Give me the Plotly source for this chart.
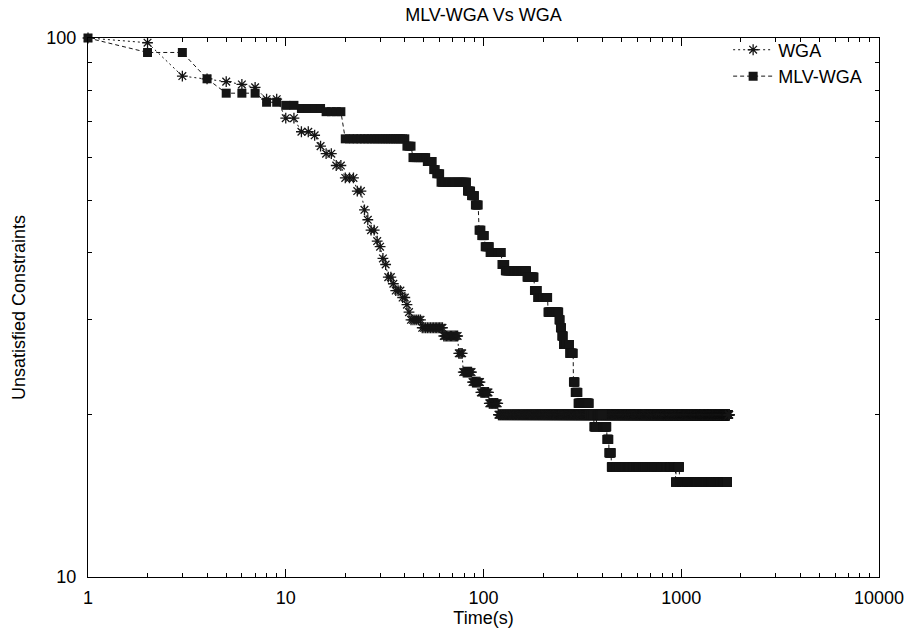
import plotly.graph_objects as go

# Step data: value held from each start second until the next start
wga_start = [1, 2, 3, 4, 5, 6, 7, 8, 10, 12, 14, 15, 16, 18, 20, 23, 25, 26, 27, 29, 30, 31, 32, 33,
             35, 36, 39, 41, 42, 43, 49, 63, 75, 79, 88, 97, 107, 119]
wga_level = [100, 98, 85, 84, 83, 82, 81, 77, 71, 67, 66, 63, 61, 58, 55, 52, 48, 46, 44, 42, 41, 39, 38, 36,
             35, 34, 33, 32, 31, 30, 29, 28, 26, 24, 23, 22, 21, 20]
wga_last = 1745

mlv_start = [1, 2, 4, 5, 8, 10, 12, 16, 20, 41, 44, 52, 56, 58, 61, 83, 87, 91, 95, 98, 102, 108, 124,
             129, 166, 181, 188, 212, 241, 245, 249, 254, 273, 285, 291, 301, 343, 362, 373, 400, 421,
             431, 443, 936, 941, 979]
mlv_level = [100, 94, 84, 79, 76, 75, 74, 73, 65, 63, 60, 59, 57, 56, 54, 52, 51, 49, 44, 43, 41, 40, 38,
             37, 36, 34, 33, 31, 30, 29, 28, 27, 26, 23, 22, 21, 20, 19, 20, 19, 18, 17, 16, 15, 16, 15]
mlv_last = 1712

x_tick_vals = [1, 10, 100, 1000, 10000]
x_tick_text = ["1", "10", "100", "1000", "10000"]
y_tick_vals = [10, 100]
y_tick_text = ["10", "100"]


def expand(starts, levels, last):
    t, v = [], []
    for i, (s, lv) in enumerate(zip(starts, levels)):
        e = starts[i + 1] if i + 1 < len(starts) else last + 1
        for k in range(s, e):
            t.append(k)
            v.append(lv)
    return t, v


wx, wy = expand(wga_start, wga_level, wga_last)
mx, my = expand(mlv_start, mlv_level, mlv_last)

FONT = "Liberation Sans, Arial, Helvetica, sans-serif"
INK = "#151515"
FS = 18

fig = go.Figure()
fig.add_trace(go.Scatter(
    x=wx, y=wy, name="WGA", mode="lines+markers", cliponaxis=False,
    line=dict(color=INK, width=1, dash="2px,3px"),
    marker=dict(symbol="asterisk-open", size=9, color=INK, line=dict(color=INK, width=1.3)),
))
fig.add_trace(go.Scatter(
    x=mx, y=my, name="MLV-WGA", mode="lines+markers", cliponaxis=False,
    line=dict(color=INK, width=1, dash="4px,3px"),
    marker=dict(symbol="square", size=9, color=INK, line=dict(width=0)),
))

minor_x = [m * 10 ** d for d in range(4) for m in range(2, 10)]
minor_y = [m * 10 for m in range(2, 10)]

axis_common = dict(
    showline=True, linecolor="black", linewidth=1, mirror="ticks",
    ticks="inside", ticklen=8, tickwidth=1, tickcolor="black",
    showgrid=False, zeroline=False,
    tickfont=dict(family=FONT, size=FS, color="black"),
)

fig.update_layout(
    width=916, height=635,
    margin=dict(l=88, r=33, t=38, b=58),
    paper_bgcolor="white", plot_bgcolor="white",
    font=dict(family=FONT, size=FS, color="black"),
    title=dict(text="MLV-WGA Vs WGA", x=0.5, xref="paper", xanchor="center", y=1 - 14.5 / 635,
               yanchor="middle", yref="container", font=dict(family=FONT, size=FS, color="black")),
    xaxis=dict(type="log", range=[0, 4], tickmode="array", tickvals=x_tick_vals, ticktext=x_tick_text,
               ticklabelstandoff=4,
               title=dict(text="Time(s)", font=dict(family=FONT, size=FS), standoff=3),
               minor=dict(tickmode="array", tickvals=minor_x, ticks="inside", ticklen=4,
                          tickcolor="black", showgrid=False),
               **axis_common),
    yaxis=dict(type="log", range=[1, 2], tickmode="array", tickvals=y_tick_vals, ticktext=y_tick_text,
               ticklabelstandoff=7,
               title=dict(text="Unsatisfied Constraints", font=dict(family=FONT, size=FS), standoff=16),
               minor=dict(tickmode="array", tickvals=minor_y, ticks="inside", ticklen=4,
                          tickcolor="black", showgrid=False),
               **axis_common),
    legend=dict(x=0.985, y=1.012, xanchor="right", yanchor="top", bgcolor="rgba(0,0,0,0)",
                font=dict(family=FONT, size=FS, color="black"), tracegroupgap=0, itemwidth=40),
    showlegend=True,
)

fig.write_html("out.html", config={"displayModeBar": False},
               post_script="document.body.style.margin='0';")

--------------------------------------------------

**TO BE DONE**
From the data above, write out everything exactly except the pictures.

**WRITTEN SOLUTION**
Give me the Plotly source for this chart.
import plotly.graph_objects as go

# Step data: value held from each start second until the next start
wga_start = [1, 2, 3, 4, 5, 6, 7, 8, 10, 12, 14, 15, 16, 18, 20, 23, 25, 26, 27, 29, 30, 31, 32, 33,
             35, 36, 39, 41, 42, 43, 49, 63, 75, 79, 88, 97, 107, 119]
wga_level = [100, 98, 85, 84, 83, 82, 81, 77, 71, 67, 66, 63, 61, 58, 55, 52, 48, 46, 44, 42, 41, 39, 38, 36,
             35, 34, 33, 32, 31, 30, 29, 28, 26, 24, 23, 22, 21, 20]
wga_last = 1745

mlv_start = [1, 2, 4, 5, 8, 10, 12, 16, 20, 41, 44, 52, 56, 58, 61, 83, 87, 91, 95, 98, 102, 108, 124,
             129, 166, 181, 188, 212, 241, 245, 249, 254, 273, 285, 291, 301, 343, 362, 373, 400, 421,
             431, 443, 936, 941, 979]
mlv_level = [100, 94, 84, 79, 76, 75, 74, 73, 65, 63, 60, 59, 57, 56, 54, 52, 51, 49, 44, 43, 41, 40, 38,
             37, 36, 34, 33, 31, 30, 29, 28, 27, 26, 23, 22, 21, 20, 19, 20, 19, 18, 17, 16, 15, 16, 15]
mlv_last = 1712

x_tick_vals = [1, 10, 100, 1000, 10000]
x_tick_text = ["1", "10", "100", "1000", "10000"]
y_tick_vals = [10, 100]
y_tick_text = ["10", "100"]


def expand(starts, levels, last):
    t, v = [], []
    for i, (s, lv) in enumerate(zip(starts, levels)):
        e = starts[i + 1] if i + 1 < len(starts) else last + 1
        for k in range(s, e):
            t.append(k)
            v.append(lv)
    return t, v


wx, wy = expand(wga_start, wga_level, wga_last)
mx, my = expand(mlv_start, mlv_level, mlv_last)

FONT = "Liberation Sans, Arial, Helvetica, sans-serif"
INK = "#151515"
FS = 18

fig = go.Figure()
fig.add_trace(go.Scatter(
    x=wx, y=wy, name="WGA", mode="lines+markers", cliponaxis=False,
    line=dict(color=INK, width=1, dash="2px,3px"),
    marker=dict(symbol="asterisk-open", size=9, color=INK, line=dict(color=INK, width=1.3)),
))
fig.add_trace(go.Scatter(
    x=mx, y=my, name="MLV-WGA", mode="lines+markers", cliponaxis=False,
    line=dict(color=INK, width=1, dash="4px,3px"),
    marker=dict(symbol="square", size=9, color=INK, line=dict(width=0)),
))

minor_x = [m * 10 ** d for d in range(4) for m in range(2, 10)]
minor_y = [m * 10 for m in range(2, 10)]

axis_common = dict(
    showline=True, linecolor="black", linewidth=1, mirror="ticks",
    ticks="inside", ticklen=8, tickwidth=1, tickcolor="black",
    showgrid=False, zeroline=False,
    tickfont=dict(family=FONT, size=FS, color="black"),
)

fig.update_layout(
    width=916, height=635,
    margin=dict(l=88, r=33, t=38, b=58),
    paper_bgcolor="white", plot_bgcolor="white",
    font=dict(family=FONT, size=FS, color="black"),
    title=dict(text="MLV-WGA Vs WGA", x=0.5, xref="paper", xanchor="center", y=1 - 14.5 / 635,
               yanchor="middle", yref="container", font=dict(family=FONT, size=FS, color="black")),
    xaxis=dict(type="log", range=[0, 4], tickmode="array", tickvals=x_tick_vals, ticktext=x_tick_text,
               ticklabelstandoff=4,
               title=dict(text="Time(s)", font=dict(family=FONT, size=FS), standoff=3),
               minor=dict(tickmode="array", tickvals=minor_x, ticks="inside", ticklen=4,
                          tickcolor="black", showgrid=False),
               **axis_common),
    yaxis=dict(type="log", range=[1, 2], tickmode="array", tickvals=y_tick_vals, ticktext=y_tick_text,
               ticklabelstandoff=7,
               title=dict(text="Unsatisfied Constraints", font=dict(family=FONT, size=FS), standoff=16),
               minor=dict(tickmode="array", tickvals=minor_y, ticks="inside", ticklen=4,
                          tickcolor="black", showgrid=False),
               **axis_common),
    legend=dict(x=0.985, y=1.012, xanchor="right", yanchor="top", bgcolor="rgba(0,0,0,0)",
                font=dict(family=FONT, size=FS, color="black"), tracegroupgap=0, itemwidth=40),
    showlegend=True,
)

fig.write_html("out.html", config={"displayModeBar": False},
               post_script="document.body.style.margin='0';")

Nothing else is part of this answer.